Imagine, agora, que você é um político corrupto. Recebeu R$ 10 milhões de uma empreiteira a título de propina, para dirigir uma licitação. Obviamente, você não vai poder declarar à Receita que recebeu esse dinheiro, pois não teria como justificar um aumento tão grande em seu patrimônio. Da mesma forma, você tampouco poderá depositar o dinheiro na sua conta. Primeiro, porque valores desse porte são rastreados pelo Banco Central. Segundo, porque no final do ano esse depósito seria informado pelo seu banco à Receita, e novamente não haveria como explicar a sua origem. Como guardar R$ 10 milhões embaixo do colchão é algo fora de cogitação, o que resta ao corrupto?
A solução passa pelos famosos paraísos fiscais. O sacana abre uma conta numerada no exterior, sem qualquer identificação de quem é o seu titular. Isso garante o sigilo, mas não uma providência prática: como levar o dinheiro até o paraíso fiscal para depositar na conta secreta?
É aí que aparece o doleiro. Como a maioria das casas de câmbio atua em convênio ou tem filiais no exterior, é comum a transferência internacional de dinheiro entre elas. Pode levantar suspeitas um sujeito que ganha R$ 10 mil por mês fazer uma transferência de US$ 100 mil pro exterior. Outra coisa, no entanto, é essa mesma transferência entre duas casas de câmbio, acostumadas a movimentar milhões por mês.
Daí pra frente, o esquema funciona da seguinte maneira: o sujeito entrega o dinheiro pro doleiro, o doleiro faz uma transferência em seu nome para uma filial no paraíso fiscal, e, finalmente, a filial no paraíso fiscal deposita o dinheiro na conta secreta do cidadão corrompido. O doleiro, portanto, atua para dificultar o rastreamento de dinheiro obtido de origem ilícita. Ou, de mais mais clara, o doleiro é o grande lavador de dinheiro sujo no mundo dos negócios.
Mas o que é que o doleiro ganha com isso?

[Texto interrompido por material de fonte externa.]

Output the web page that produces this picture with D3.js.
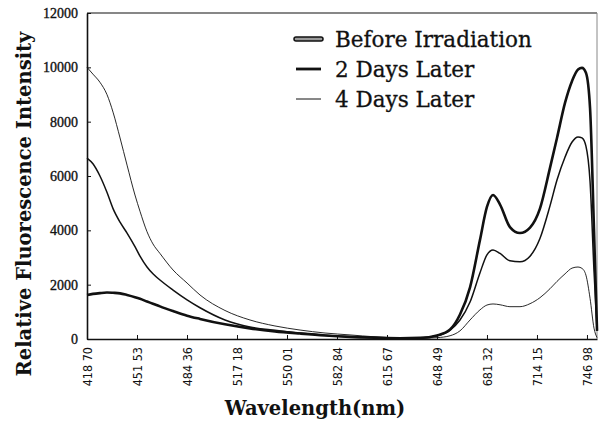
<!DOCTYPE html>
<html>
<head>
<meta charset="utf-8">
<script src="https://cdn.jsdelivr.net/npm/d3@7"></script>
<style>
  body { margin: 0; background: #fff; }
  svg { display: block; }
</style>
</head>
<body>
<svg width="599" height="421"></svg>
<script>
// wavelength samples (nm)
var wavelengths = [418.7, 422.6, 427.2, 431.8, 435.8, 440.4, 445.0, 450.2, 453.5, 458.1,
    462.0, 466.6, 475.2, 484.4, 492.9, 509.3, 525.7, 542.1, 558.6, 575.0,
    591.4, 607.8, 624.2, 637.4, 648.5, 657.1, 663.6, 670.2, 676.7, 681.3,
    685.3, 689.9, 696.4, 703.0, 709.6, 716.1, 722.7, 727.3, 732.6, 737.2,
    741.1, 743.7, 746.3, 749.0, 751.6, 753.6];

var beforeIrradiation = [1620, 1660, 1690, 1710, 1700, 1680, 1620, 1540, 1480, 1380,
    1300, 1200, 1030, 860, 740, 540, 390, 280, 200, 130,
    80, 50, 30, 40, 130, 350, 900, 1900, 3640, 4860,
    5300, 4950, 4120, 3900, 4100, 4800, 6300, 7400, 8700, 9500,
    9920, 9980, 9800, 8500, 4000, 300];

var twoDaysLater = [6660, 6450, 6000, 5400, 4800, 4300, 3900, 3400, 3050, 2650,
    2400, 2170, 1800, 1440, 1150, 700, 440, 320, 220, 140,
    80, 50, 30, 40, 120, 330, 700, 1360, 2430, 3100,
    3280, 3150, 2880, 2840, 3050, 3700, 4900, 5850, 6700, 7250,
    7440, 7400, 7100, 5800, 2500, 300];

var fourDaysLater = [10000, 9750, 9450, 9000, 8350, 7400, 6400, 5300, 4700, 3950,
    3500, 3150, 2540, 2060, 1620, 1050, 700, 480, 330, 220,
    150, 80, 40, 30, 50, 120, 300, 700, 1070, 1250,
    1290, 1260, 1190, 1190, 1300, 1520, 1850, 2120, 2400, 2610,
    2650, 2600, 2350, 1500, 400, 50];

var xTickValues = [418.70, 451.53, 484.36, 517.18, 550.01, 582.84, 615.67, 648.49, 681.32, 714.15, 746.98];
var xTickLabels = ['418 70', '451 53', '484 36', '517 18', '550 01', '582 84', '615 67', '648 49', '681 32', '714 15', '746 98'];
var yTickValues = [0, 2000, 4000, 6000, 8000, 10000, 12000];

var seriesNames = ['Before Irradiation', '2 Days Later', '4 Days Later'];
var seriesData = [beforeIrradiation, twoDaysLater, fourDaysLater];

var plotLeft = 87, plotRight = 597, plotTop = 13, plotBottom = 339;

var svg = d3.select('svg');

var xScale = d3.scaleLinear()
    .domain([418.70, 418.70 + (plotRight - plotLeft) / 50 * 32.83])
    .range([plotLeft, plotRight]);

var yScale = d3.scaleLinear()
    .domain([0, 12000])
    .range([plotBottom, plotTop]);

//frame top and right
svg.append('line')
    .attr('x1', plotLeft).attr('x2', plotRight)
    .attr('y1', plotTop).attr('y2', plotTop)
    .style('stroke', '#111').style('stroke-width', 1.2);
svg.append('line')
    .attr('x1', plotRight).attr('x2', plotRight)
    .attr('y1', plotTop).attr('y2', plotBottom)
    .style('stroke', '#888').style('stroke-width', 1);

//x-axis, ticks pointing inwards
var xAxis = d3.axisBottom(xScale)
    .tickValues(xTickValues)
    .tickSize(-4)
    .tickSizeOuter(0)
    .tickFormat((d, i) => xTickLabels[i]);

var gx = svg.append('g')
    .attr('class', 'x axis')
    .attr('transform', 'translate(0,' + plotBottom + ')')
    .call(xAxis);
gx.select('.domain').style('stroke', '#111').style('stroke-width', 1.6);
gx.selectAll('.tick line').style('stroke', '#111');
gx.selectAll('.tick text')
    .style('font-family', '"Liberation Sans Narrow", "DejaVu Sans Condensed", sans-serif')
    .style('font-size', '12.5px')
    .style('fill', '#111')
    .attr('text-anchor', 'end')
    .attr('transform', 'rotate(-90)')
    .attr('x', -8)
    .attr('y', 0)
    .attr('dy', '0.35em');

//y-axis, ticks pointing inwards
var yAxis = d3.axisLeft(yScale)
    .tickValues(yTickValues)
    .tickSize(-4)
    .tickSizeOuter(0)
    .tickFormat(d3.format('d'));

var gy = svg.append('g')
    .attr('class', 'y axis')
    .attr('transform', 'translate(' + plotLeft + ',0)')
    .call(yAxis);
gy.select('.domain').style('stroke', '#111').style('stroke-width', 1.6);
gy.selectAll('.tick line').style('stroke', '#111');
gy.selectAll('.tick text')
    .style('font-family', '"Liberation Serif", serif')
    .style('font-size', '14px')
    .style('fill', '#111')
    .style('stroke', '#111')
    .style('stroke-width', 0.35)
    .attr('x', -9);

//curves
var line = d3.line()
    .x((d, i) => xScale(wavelengths[i]))
    .y(d => yScale(d))
    .curve(d3.curveMonotoneX);

var widths = [2.6, 1.5, 0.9];

svg.selectAll('.curve')
    .data(seriesData)
    .enter()
    .append('path')
    .attr('class', 'curve')
    .attr('d', line)
    .style('fill', 'none')
    .style('stroke', '#111')
    .style('stroke-width', (d, i) => widths[i])
    .style('stroke-linejoin', 'round');

//legend
var legend = svg.selectAll('.legend')
    .data(seriesNames)
    .enter()
    .append('g')
    .attr('class', 'legend')
    .attr('transform', (d, i) => 'translate(296,' + (39 + i * 30) + ')');

legend.filter((d, i) => i === 0)
    .append('line')
    .attr('x1', 0).attr('x2', 25)
    .style('stroke', '#111').style('stroke-width', 5.5).style('stroke-linecap', 'round');

legend.append('line')
    .attr('x1', 0).attr('x2', 25)
    .style('stroke', (d, i) => i === 0 ? '#999' : '#111')
    .style('stroke-width', (d, i) => [2.5, 2.8, 1][i])
    .style('stroke-linecap', (d, i) => i === 0 ? 'round' : 'butt');

legend.append('text')
    .attr('x', 39)
    .attr('dy', '0.35em')
    .style('font-family', '"DejaVu Serif", serif')
    .style('font-size', '21.5px')
    .style('fill', '#111')
    .style('stroke', '#111')
    .style('stroke-width', 0.3)
    .text(d => d);

//axis titles
svg.append('text')
    .attr('transform', 'translate(315,415)')
    .attr('text-anchor', 'middle')
    .style('font-family', '"DejaVu Serif", serif')
    .style('font-weight', 'bold')
    .style('font-size', '19.5px')
    .style('fill', '#111')
    .text('Wavelength(nm)');

svg.append('text')
    .attr('transform', 'translate(31,204) rotate(-90)')
    .attr('text-anchor', 'middle')
    .style('font-family', '"DejaVu Serif", serif')
    .style('font-weight', 'bold')
    .style('font-size', '19.5px')
    .style('fill', '#111')
    .text('Relative Fluorescence Intensity');
</script>
</body>
</html>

Simples. Voltemos ao exemplo do político corrupto. Os R$ 10 milhões que ele recebeu valeriam, por exemplo, US$ 5 milhões. Ao invés de depositar US$ 5 milhões na conta numerada do político, ele deposita “apenas” US$ 4,5 milhões. US$ 500 mil ficam de comissão pelo “serviço”.
Não se trata, é claro, de uma exclusividade nacional. Bancos de vários paraísos fiscais, inclusive e principalmente os suíços, já foram inclusive condenados pela justiça dos Estados Unidos por terem oferecido seus bons préstimos a sonegadores do fisco americano. A diferença dos lavadores nacionais é que não existe uma grande estrutura por trás do esquema de lavagem. A relação é particular, pessoal, como nas melhores famiglias sicilianas.
Enquanto houver corruptos no Brasil, haverá gente disposta a lavar o dinheiro da corrupção. Ou seja: ainda ouviremos falar por muito tempo em doleiros.
Triste sina brasileira…
Matéria muito boa!!!
Obrigado, Breno. Um abraço.
Texto muito esclarecedor. E bem escrito, o que não é lá muito comum na net…
Agora eu sei o que faz um doleiro!
Parabéns!
Obrigado, Reinaldo. Muito gentil da sua parte. Um abraço.
Poxa eu ia ado raro lavar dinheiro. Já que ninguém vai preso
Ótimo texto. Uma coisa que sempre fico me perguntando: nesse caso, o ladrão recebe os 10 milhões em dinheiro vivo da empreiteira? E leva todo esse dinheiro vivo ao doleiro? Ou existe alguma outra forma da empreiteira transferir esse dinheiro ao ladrão?
Normalmente sim, Renato. Por isso de vez em quando é comum vermos notícias de grandes somas de dinheiro viajando em malas, cuecas ou outras peças íntimas quaisquer. Há, evidentemente, outros meios, mas todos eles deixam rastros. Por isso, o mais “seguro” para os bandidos é o transporte de dinheiro vivo, mesmo. Um abraço.
E como é que uma empresa consegue sacar 10 milhões em dinheiro vivo sem chamar a atenção da Polícia Federal ou mesmo do Banco Central? Como esse dinheiro sai da contabilidade da empresa? Quem emite a nota fiscal?
Gostei da explicação. Valeu!
Parabéns pela matéria. De escrita simples e direta. Abraços
Obrigado, Isa. Um abraço.
E quantô o doleiro pagaria de imposto dos R $ 10000000 para transferir para o exterior
Agora entendi esse procedimento dos doleiros; mas este, é conhecido e suas ações tem de ser parecidas com a dos cidadãos normais. Por que não impõem limites à essa transferência de divisas com justificativas expressas, ou melhor proíbam isso?
Boa parte pode ser creditada à pura e simples omissão do governo, Gilberto. Mas acredite que parte disse também pode ser simplesmente conivência. Tem muita gente interessada em deixar as coisas exatamente como são. Um abraço.